The GAfuels Blog is written by two private pilots concerned about the future availability of fuels for piston-engine aircraft: Dean Billing, Sisters, Ore., an expert on autogas and ethanol, and Kent Misegades, Cary, N.C., an aerospace engineer, aviation sales rep for U-Fuel, and president of EAA1114.
In Part I of this series, we reviewed the history of the STCs that allow us to use 91+ AKI octane, ethanol-free autogas in hundreds of different legacy aircraft and engines. Part II described the Anti-Detonation Injection (ADI) system from Petersen Aviation/Air Plains that will enable many aircraft not covered by these STCs to operate on affordable, abundant autogas. In the final part of this series, we’ll describe the many piston aircraft engines that are best run on autogas, not leaded avgas. These fall into three categories: two-stroke engines, auto engine conversions, and newer aviation powerplants that have been designed from the outset to operate on autogas. (An excellent list of engines from all three categories may be found in the World Directory of Leisure Aviation. Only spark-ignition engines are mentioned here, i.e. no diesels.)
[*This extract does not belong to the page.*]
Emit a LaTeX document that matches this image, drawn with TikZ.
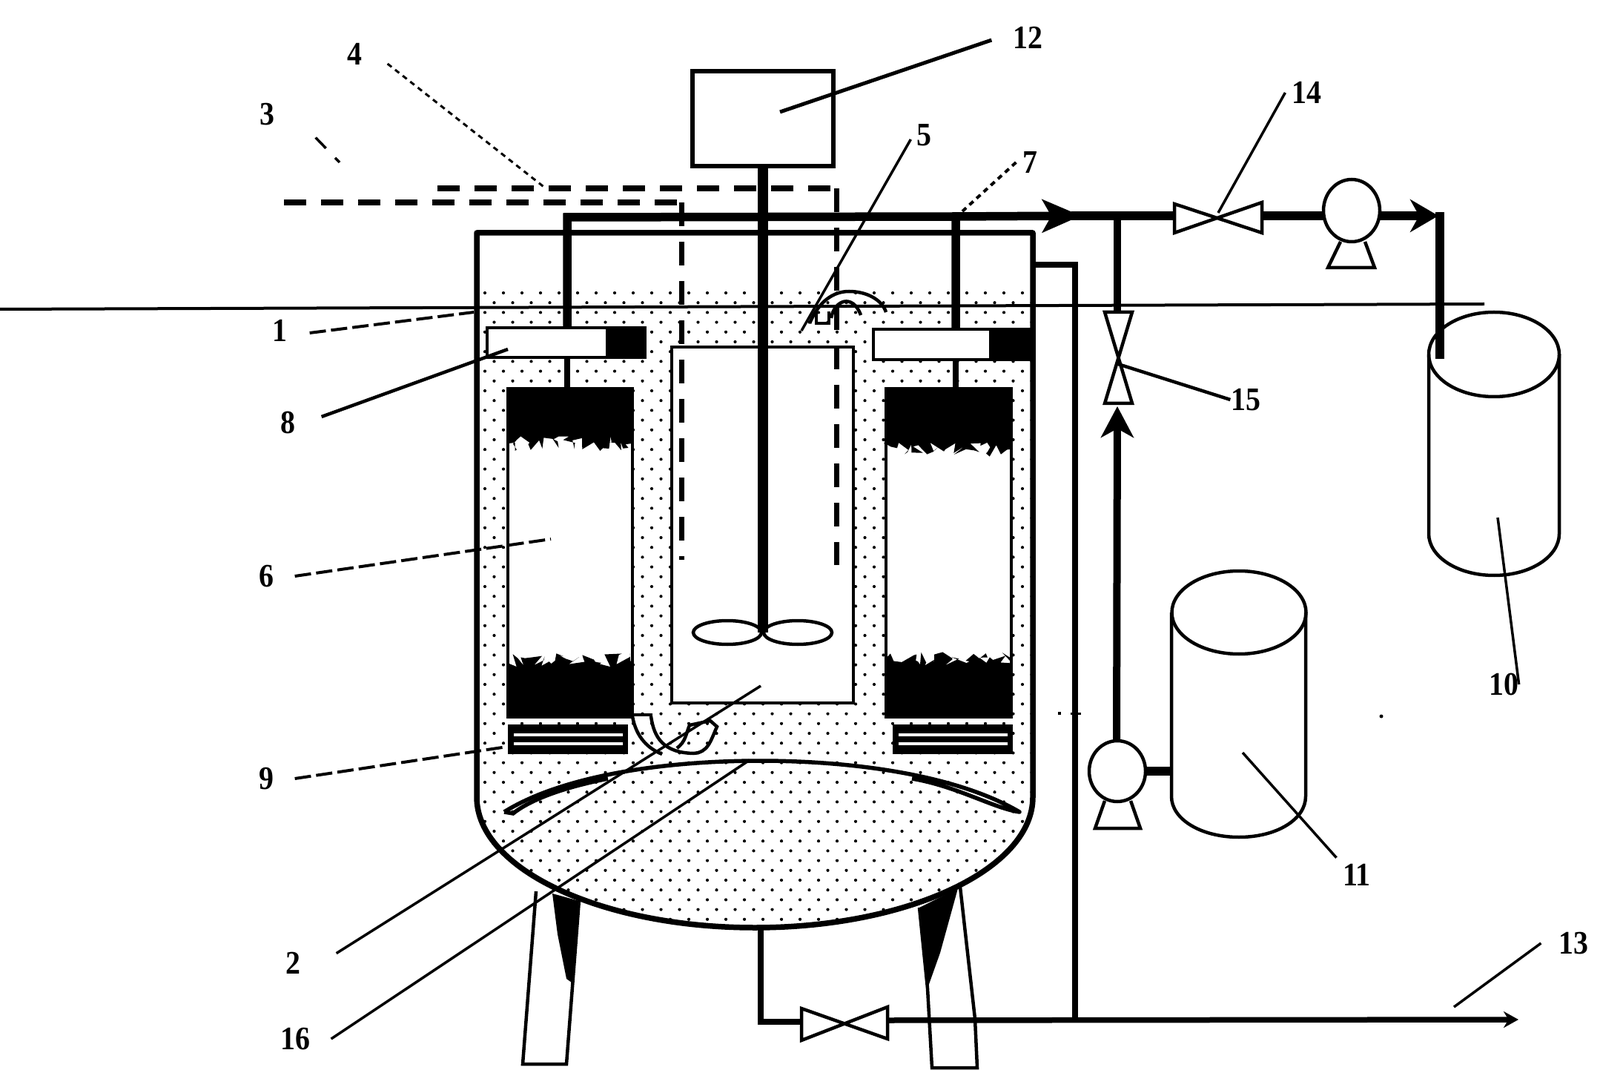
\documentclass[tikz,border=0pt]{standalone}
\usepackage{fontspec}
\newfontfamily\lblfont{Liberation Serif}[FakeStretch=0.9]
\usetikzlibrary{decorations.pathmorphing,arrows.meta}
\tikzset{
  lbl/.style={inner sep=0.8mm,font=\fontsize{12.6}{15}\lblfont\bfseries},
  leader/.style={line width=0.35mm},
  dashleader/.style={line width=0.4mm,dash pattern=on 2.2mm off 0.7mm},
  dotleader/.style={line width=0.3mm,dash pattern=on 0.7mm off 0.6mm},
  wall/.style={line width=0.75mm},
  tube/.style={line width=0.45mm},
  pipe/.style={line width=1.15mm},
  pipetip/.style={-{Stealth[length=#1,width=4.4mm,inset=1.2mm]}},
  airpipe/.style={line width=0.85mm,dash pattern=on 3mm off 2mm},
  airdown/.style={line width=0.7mm,dash pattern=on 3.2mm off 2.1mm},
  jag/.style={decorate,decoration={random steps,segment length=0.4mm,amplitude=1mm}}
}
\begin{document}
\begin{tikzpicture}[x=0.1mm,y=-0.1mm,>=stealth]
  \useasboundingbox (0,0) rectangle (2158,1443);
  % liquid
  \begin{scope}
    \clip (643,392) -- (1393,392) -- (1393,1075) .. controls (1393,1172) and (1225,1251) .. (1018,1251) .. controls (811,1251) and (643,1172) .. (643,1075) -- cycle;
    \foreach \rw [evaluate=\rw as \ry using 395+13.2*\rw, evaluate=\rw as \rx using {654+12.5*mod(\rw,2)}] in {0,...,65}
      \foreach \cl in {0,...,29}
        \fill (\rx+25*\cl,\ry) circle [radius=0.21mm];
  \end{scope}
  % vessel
  \draw[wall,line join=round] (643,1075) -- (643,314) -- (1393,314) -- (1393,1075) .. controls (1393,1172) and (1225,1251) .. (1018,1251) .. controls (811,1251) and (643,1172) .. (643,1075);
  % legs
  \draw[tube] (723,1202) -- (705,1435) -- (764,1435) -- (781,1214);
  \fill (745,1205) -- (781,1215) -- (771,1325) -- (764,1320) -- (752,1260) -- cycle;
  \draw[tube] (1295,1196) -- (1315,1374) -- (1318,1440) -- (1257,1440) -- (1251,1333) -- (1240,1224);
  \fill (1240,1224) -- (1292,1198) -- (1268,1285) -- (1252,1330) -- cycle;
  % draft tube
  \draw[tube,fill=white] (906,468) rectangle (1151,948);
  % membrane modules
  \fill[white] (685,524) rectangle (853,967);
  \fill (685,524) -- (853,524) -- (853,598) decorate[jag] {-- (685,598)} -- cycle;
  \fill (685,967) -- (853,967) -- (853,890) decorate[jag] {-- (685,890)} -- cycle;
  \draw[tube] (685,524) rectangle (853,967);
  \fill[white] (1195,524) rectangle (1364,967);
  \fill (1195,524) -- (1364,524) -- (1364,606) decorate[jag] {-- (1195,606)} -- cycle;
  \fill (1195,967) -- (1364,967) -- (1364,888) decorate[jag] {-- (1195,888)} -- cycle;
  \draw[tube] (1195,524) rectangle (1364,967);
  % level boxes
  \draw[tube,fill=white] (657,442) rectangle (870,482);
  \fill (817,442) rectangle (870,482);
  \draw[tube,fill=white] (1178,444) rectangle (1389,485);
  \fill (1334,444) rectangle (1389,485);
  % aerators
  \foreach \ax in {685,1204}{
    \fill (\ax,977) rectangle (\ax+162,1017);
    \fill[white] (\ax+8,989) rectangle (\ax+155,993);
    \fill[white] (\ax+8,1001) rectangle (\ax+155,1005);
  }
  % sieve plate
  \draw[line width=0.55mm,line join=round] (680,1095) .. controls (760,1045) and (900,1026) .. (1025,1026) .. controls (1150,1026) and (1290,1045) .. (1375,1095) .. controls (1340,1090) and (1290,1060) .. (1230,1050);
  \draw[line width=0.55mm] (680,1095) -- (692,1097) .. controls (720,1075) and (770,1060) .. (820,1050);
  % lower gas hoses
  \draw[tube] (850,964) -- (880,964);
  \draw[tube] (853,966) .. controls (858,995) and (875,1010) .. (893,1017);
  \draw[tube] (878,966) .. controls (882,995) and (895,1015) .. (935,1016) .. controls (955,1015) and (958,1000) .. (967,980) -- (958,972) -- (930,978) .. controls (925,990) and (925,1000) .. (913,1009);
  % upper gas hoses
  \draw[tube] (1092,436) .. controls (1105,405) and (1125,393) .. (1145,393) .. controls (1170,393) and (1190,405) .. (1195,421);
  \draw[tube] (1121,429) .. controls (1125,405) and (1150,395) .. (1161,425);
  \draw[tube] (1101,420) -- (1101,436) -- (1118,436) -- (1118,420);
  % air pipes
  \draw[airpipe] (383,273) -- (919,273);
  \draw[airdown] (919,273) -- (919,755);
  \draw[airpipe] (590,254) -- (1128,254);
  \draw[airdown] (1128,254) -- (1128,762);
  % permeate pipes
  \draw[pipe] (765,441) -- (765,293) -- (1289,292) -- (1289,444);
  \draw[wall] (765,482) -- (765,524);
  \draw[wall] (1289,485) -- (1289,525);
  \draw[pipe] (1445,291) -- (1584,291);
  \draw[pipe,pipetip=5.2mm] (1289,292) -- (1458,291);
  \draw[pipe] (1702,291) -- (1785,291);
  \draw[pipe,pipetip=3.8mm] (1861,291) -- (1940,291);
  \draw[pipe] (1942,286) -- (1942,484);
  \draw[wall,line width=1mm] (1507,291) -- (1507,421);
  \draw[wall,line width=1mm,pipetip=4.2mm] (1506,1000) -- (1507,548);
  % valves
  \draw[tube,fill=white] (1584,275) -- (1702,314) -- (1702,273) -- (1584,314) -- cycle;
  \draw[tube,fill=white] (1490,421) -- (1527,544) -- (1490,544) -- (1527,421) -- cycle;
  \draw[tube,fill=white] (1081,1360) -- (1197,1401) -- (1197,1358) -- (1081,1403) -- cycle;
  % pumps
  \draw[tube] (1808,326) -- (1791,361) -- (1854,361) -- (1841,326);
  \draw[tube,fill=white] (1823,284) circle [x radius=3.8mm,y radius=4.2mm];
  \draw[tube] (1490,1080) -- (1477,1117) -- (1538,1117) -- (1525,1080);
  \draw[tube,fill=white] (1507,1040) circle [x radius=3.8mm,y radius=4.1mm];
  \draw[pipe] (1545,1040) -- (1580,1040);
  % tanks
  \draw[tube] (1580,826) -- (1580,1074) .. controls (1580,1105) and (1620,1129) .. (1671,1129) .. controls (1722,1129) and (1761,1105) .. (1761,1074) -- (1761,826);
  \draw[tube] (1671,826) circle [x radius=9.05mm,y radius=5.6mm];
  \draw[tube] (1927,478) -- (1927,720) .. controls (1927,750) and (1965,776) .. (2015,776) .. controls (2065,776) and (2103,750) .. (2103,720) -- (2103,478);
  \draw[tube] (2015,478) circle [x radius=8.8mm,y radius=5.7mm];
  % discharge
  \draw[wall] (1393,357) -- (1450,357) -- (1450,1375);
  \draw[wall] (1026,1251) -- (1026,1378) -- (1081,1378);
  \draw[wall,-{Stealth[length=2mm,width=2.2mm]}] (1197,1376) -- (2048,1375);
  % agitator
  \draw[line width=1.4mm] (1029,224) -- (1029,853);
  \draw[tube] (981,853) circle [x radius=4.6mm,y radius=1.6mm];
  \draw[tube] (1076,853) circle [x radius=4.6mm,y radius=1.6mm];
  \draw[line width=0.55mm,fill=white] (934,96) rectangle (1124,224);
  \draw[line width=0.4mm] (0,417) -- (2002,410);
  % labels
  \node[lbl] (l1) at (377,446) {1};
  \node[lbl] (l2) at (395,1299) {2};
  \node[lbl] (l3) at (360,154) {3};
  \node[lbl] (l4) at (478,73) {4};
  \node[lbl] (l5) at (1246,182) {5};
  \node[lbl] (l6) at (359,777) {6};
  \node[lbl] (l7) at (1389,219) {7};
  \node[lbl] (l8) at (388,570) {8};
  \node[lbl] (l9) at (359,1050) {9};
  \node[lbl] (l10) at (2028,923) {10};
  \node[lbl] (l11) at (1830,1180) {11};
  \node[lbl] (l12) at (1386,51) {12};
  \node[lbl] (l13) at (2122,1272) {13};
  \node[lbl] (l14) at (1762,125) {14};
  \node[lbl] (l15) at (1680,539) {15};
  \node[lbl] (l16) at (398,1401) {16};
  % leader ends
  \coordinate (c1) at (639,421);
  \coordinate (c2) at (1026,925);
  \coordinate (c3) at (458,219);
  \coordinate (c4) at (736,254);
  \coordinate (c5) at (1081,446);
  \coordinate (c6) at (743,727);
  \coordinate (c7) at (1298,285);
  \coordinate (c8) at (685,471);
  \coordinate (c9) at (684,1007);
  \coordinate (c10) at (2020,698);
  \coordinate (c11) at (1676,1015);
  \coordinate (c12) at (1052,151);
  \coordinate (c13) at (1961,1358);
  \coordinate (c14) at (1643,287);
  \coordinate (c15) at (1508,491);
  \coordinate (c16) at (1011,1025);
  \draw[dashleader] ([xshift=2.2mm,yshift=-0.3mm]l1.east) -- (c1);
  \draw[leader] ([xshift=4mm,yshift=-1mm]l2.north east) -- (c2);
  \draw[leader,dash pattern=on 2mm off 1.8mm] ([xshift=4.7mm,yshift=-0.8mm]l3.south east) -- (c3);
  \draw[dotleader] ([xshift=2.6mm,yshift=-1.3mm]l4.east) -- (c4);
  \draw[leader] ([xshift=0.1mm,yshift=-0.6mm]l5.west) -- (c5);
  \draw[dashleader] ([xshift=2mm]l6.east) -- (c6);
  \draw[dotleader,line width=0.4mm] (l7.west) -- (c7);
  \draw[leader,line width=0.45mm] ([xshift=2.7mm,yshift=0.8mm]l8.east) -- (c8);
  \draw[dashleader] ([xshift=2mm]l9.east) -- (c9);
  \draw[leader] ([xshift=-0.8mm]l10.east) -- (c10);
  \draw[leader] (l11.north west) -- (c11);
  \draw[leader,line width=0.5mm] ([xshift=-2mm,yshift=-0.3mm]l12.west) -- (c12);
  \draw[leader] ([xshift=-1.5mm]l13.west) -- (c13);
  \draw[leader] (l14.west) -- (c14);
  \draw[leader,line width=0.45mm] ([xshift=0.8mm]l15.west) -- (c15);
  \draw[leader] ([xshift=2mm]l16.east) -- (c16);
  % specks
  \fill (1863,966) circle [radius=0.25mm];
  \fill (1427,960) rectangle (1431,964);
  \fill (1444,961) rectangle (1458,964);
\end{tikzpicture}
\end{document}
The first category, two-stroke engines, are generally the powerplant of choice for trikes, powered parachutes, ultralights/microlights, light rotorcraft, self-launching gliders and other aircraft where the two-stroke engine’s high power/weight ratios are needed. Some of the best-known names in aviation two-strokes are Goebler-Hirth, HKS Aviation, Rotax, Simonini Racing and Solo UL-Kleimotoren. All of these engines are designed to operate on 91+ ethanol-free, lead-free autogas. Some tolerate leaded avgas and low levels of ethanol, but their manufacturers generally recommend ethanol-free, lead-free autogas as the best fuel.
The second category of aviation powerplants are auto engine conversions, in use since the 1920s. The original Pietenpol Aircamper, arguably the first homebuilt to be built in large numbers, was powered by engines taken from Ford Model A and Model T automobiles. The Funk Aircraft Co. of Coffeyville, Kansas, powered its Model B aircraft from 1939 with an engine derived from a Ford model “B” engine.
It goes without saying that auto engine conversions all run well on autogas. Depending on their age, they may or may not tolerate low levels of ethanol. Engines developed since leaded car fuels were phased out in the mid 1970s generally may not be operated with leaded avgas. While most auto engine conversions are found in experimental category airplanes, many have been refined to a high level of sophistication, with reliability and performance comparable to purpose-built aircraft engines. Some of the more popular conversions include those from Aero Conversions (VW), Better Half (VW), Ecofly (Smart), Eggenfellner Aircraft (Subaru & Honda), FlyCorvair (Corvair), Geared Drives (Corvette LS1), Great Planes Aircraft (VW), Limbach Flugmotoren (VW), Sauer Flugmotoren (VW), and Take Off (BMW motorcycle).
The third category of aircraft engines that have been developed from the outset for autogas are a growing number of designs intended primarily for aviation use. By far the most ubiquitous of these are the powerplants found in the rapidly expanding Light Sport Aircraft sector, especially the products from Jabiru Aircraft and Rotax. But these companies are no longer alone: A new wave of autogas-burning, sophisticated aircraft engines have been introduced in recent years from CubCrafters, D-Motor, Rotec, and ULPower, with some developing up to 180 hp. In addition to these, the traditional aircraft engine maker Lycoming has begun to introduce its new iE2 technology-based, FADEC-equipped line of engines that can operate on autogas. Most notable among these are the 116-hp IO-233-LSA and the 350-hp TEO-540-A1A. Proof that autogas is fully capable of powering large, modern piston-engine aircraft was Tecnam’s recent announcement of the 11-place twin-engine P2012 Traveller, to be powered by a pair of these 350-hp engines resulting in a remarkably low total fuel burn of 30 gph.
Autogas for everyone? Between the existing autogas STCs described in Part I of this series of articles, and the Petersen/AirPlains ADI system described in Part II, it is estimated that well over 90% of all existing piston-engine aircraft could operate on 91+ AKI octane, ethanol-free, lead-free, affordable, plentiful autogas. With a new generation of aircraft engines providing up to 350 hp, the claim of “autogas for everyone” could very well become reality in a few years.